European integration is largely perceived in the country as the grand finalite, the end of transition and the only viable political option. Yet, democratization takes more than style and rhetoric, and Albanian politicians have often demonstrated an inability or lack of will to think outside the box of party or individual self-interest. The EU norms and democratic requirements have been often translated domestically to the counter effect of perpetuating formalism and procedural democracy. Democratization and modernization of the public administration will be a hefty task for the new government.
Another challenge Rama faces is internal: he will have to return the debt he owes to the SMI for joining forces in these elections. This will mean awarding SMI with key ministerial posts, which might cause resentment and frustration among the Socialists. His relationship with the opposition, the Democrat President, and the judiciary are crucial tests for Rama, himself, and more broadly, Albanian democracy, too. There are many who anticipate a revanchist campaign against the former power cupola in the course of Rama’s much promised war against corruption. But this would certainly bring authoritarian reminiscences, and the memory of the imprisonment of his Socialist predecessor, Fatos Nano by the Democrat-led government in 1993. Rama would certainly not want to invite comparisons with his sworn enemy till a fortnight ago.
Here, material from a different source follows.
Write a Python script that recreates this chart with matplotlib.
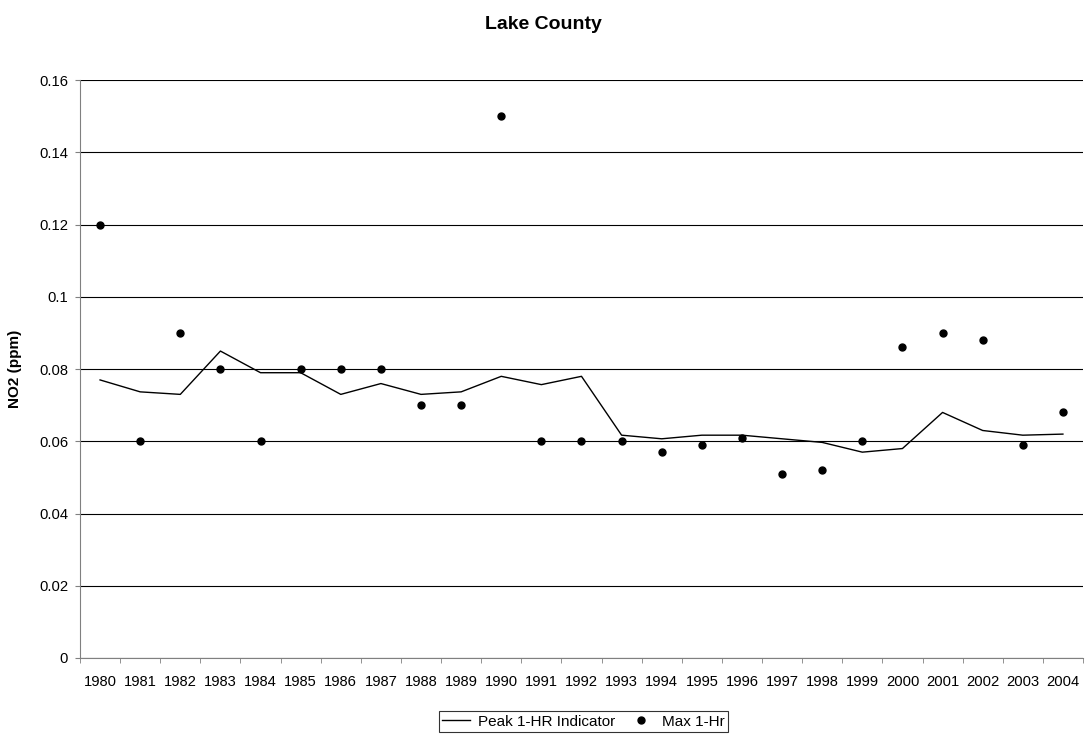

Apart from politics, the new government will be faced with economic challenges, such as the significant decrease in emigrants’ remittances—many of them from Albanian emigrants in Greece—and a broader economic crisis which does not leave much space for improvisation. Yet, the current challenge for the ingoing majority is to keep the positive post-electoral spirit alive, and keep internal tensions unearthed, at least till the outgoing government hands peacefully over to the new one in September.